Congress’s power over the purse is one of the oldest and most fundamental checks on executive authority, and in Washington, three court rulings showed just how easily that power can be tested, defended, or bypassed.
Last Friday, the D.C. Circuit told the administration it could not keep a key federal spending database offline while it appealed a lower court order. On the surface Citizens for Responsibility and Ethics in Washington v. Office of Management and Budget looks like a fight about a website. In reality it is about whether Congress or the White House controls the nation’s purse.
Congress passed laws in 2022 and 2023 requiring OMB to post every apportionment decision within two business days, detailing how much of an appropriation an agency can spend, when it can spend it, and any fine print. OMB complied for nearly three years. Then in March 2025, with lawsuits and Government Accountability Office (GAO) investigations already underway into alleged impoundments—when the executive delays or freezes spending Congress has approved—OMB abruptly shut the site down, calling the requirement unconstitutional and a management burden.
A federal judge ordered the site restored, ruling that OMB had clearly violated the law. The administration appealed, and when the case reached the D.C. Circuit, the judges made clear they saw it as far more than a minor paperwork dispute, framing it instead as part of a larger battle over who controls federal spending.
The court pointed to none other than the Glorious Revolution of 1688 in England, when Parliament forced King James II from the throne and established that no money could be spent without legislative approval. This was not just about budget mechanics, but about who governs. That principle became part of the U.S. Constitution, which gives Congress—not the president—full authority over taxation and appropriations. The court saw OMB’s shutdown as one more step in a long struggle over whether the executive can decide, on its own, when and whether to spend money that Congress has already approved.
Two other decisions from this week show the stakes even more clearly. In one, a federal district court ordered the administration to release $95 million in congressionally approved funding for the National Endowment for Democracy. The White House had been sitting on the money because it disagreed with some of the Endowment’s work. The judge said that was flatly illegal, violating both the law that created the Endowment and appropriations law.

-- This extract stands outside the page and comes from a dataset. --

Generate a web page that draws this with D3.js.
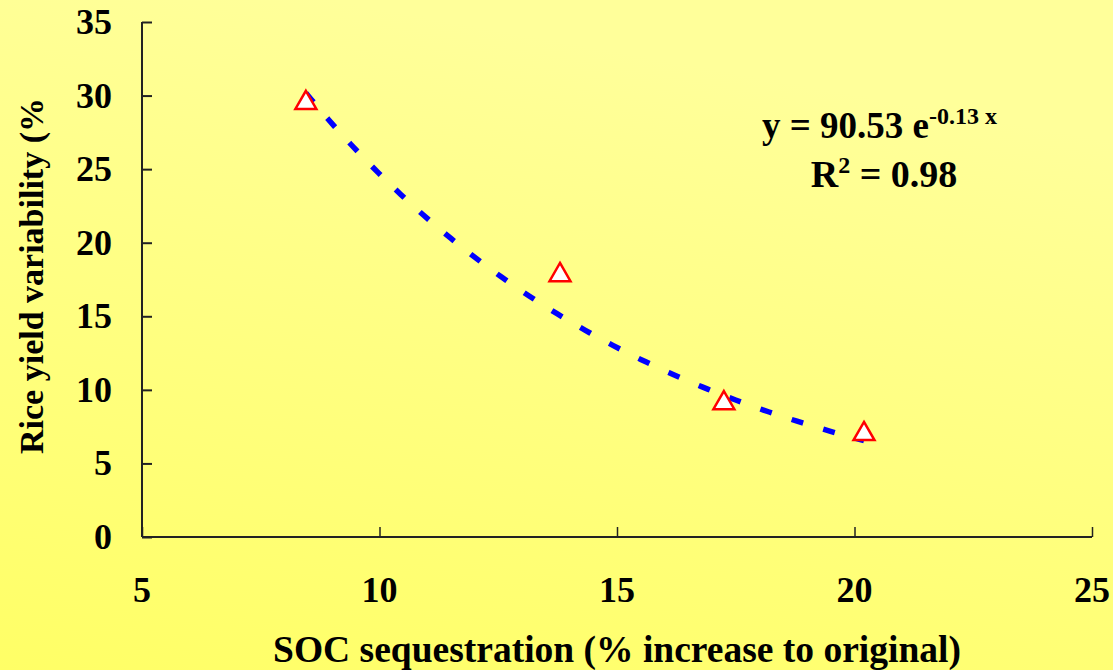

In the other, Global Health Council v. Trump, foreign aid recipients challenged a January 2025 executive order that froze billions in assistance. A district court agreed they were likely right and ordered the administration to release the money. But the D.C. Circuit overturned that decision. Not because the freeze was lawful, but because under the Impoundment Control Act only the Comptroller General, who heads the GAO, can sue to enforce impoundment violations.
Here’s the kicker. With that ruling in mind, consider that Congress is now debating whether to slash GAO’s budget by nearly half and strip its authority to sue over impoundments. In other words, the same week the appeals court made clear that the Comptroller General is the only cop on the beat for these cases, lawmakers are talking about taking away the Comptroller’s badge. If that happens, the next Global Health Council will die in the courthouse lobby, not because the law is on the executive’s side, but because no one will have standing to challenge the executive.
Litigation will never be a perfect remedy. Cases take time, facts can be murky, and judges do not always agree. That is why Congress itself is the front line in defending its power over the purse. If lawmakers refuse to fund the watchdogs who enforce transparency laws or choose not to act when the executive ignores them, the president will be the one deciding which programs get funded and which do not.
That is the same fight Parliament won more than three centuries ago when it ended the Stuart kings’ ability to spend without consent. It was a turning point for democratic government. If Congress does not defend its own authority over spending, it is not just weakening itself. It is changing the balance of power the Constitution was built to protect and that every member swore to uphold.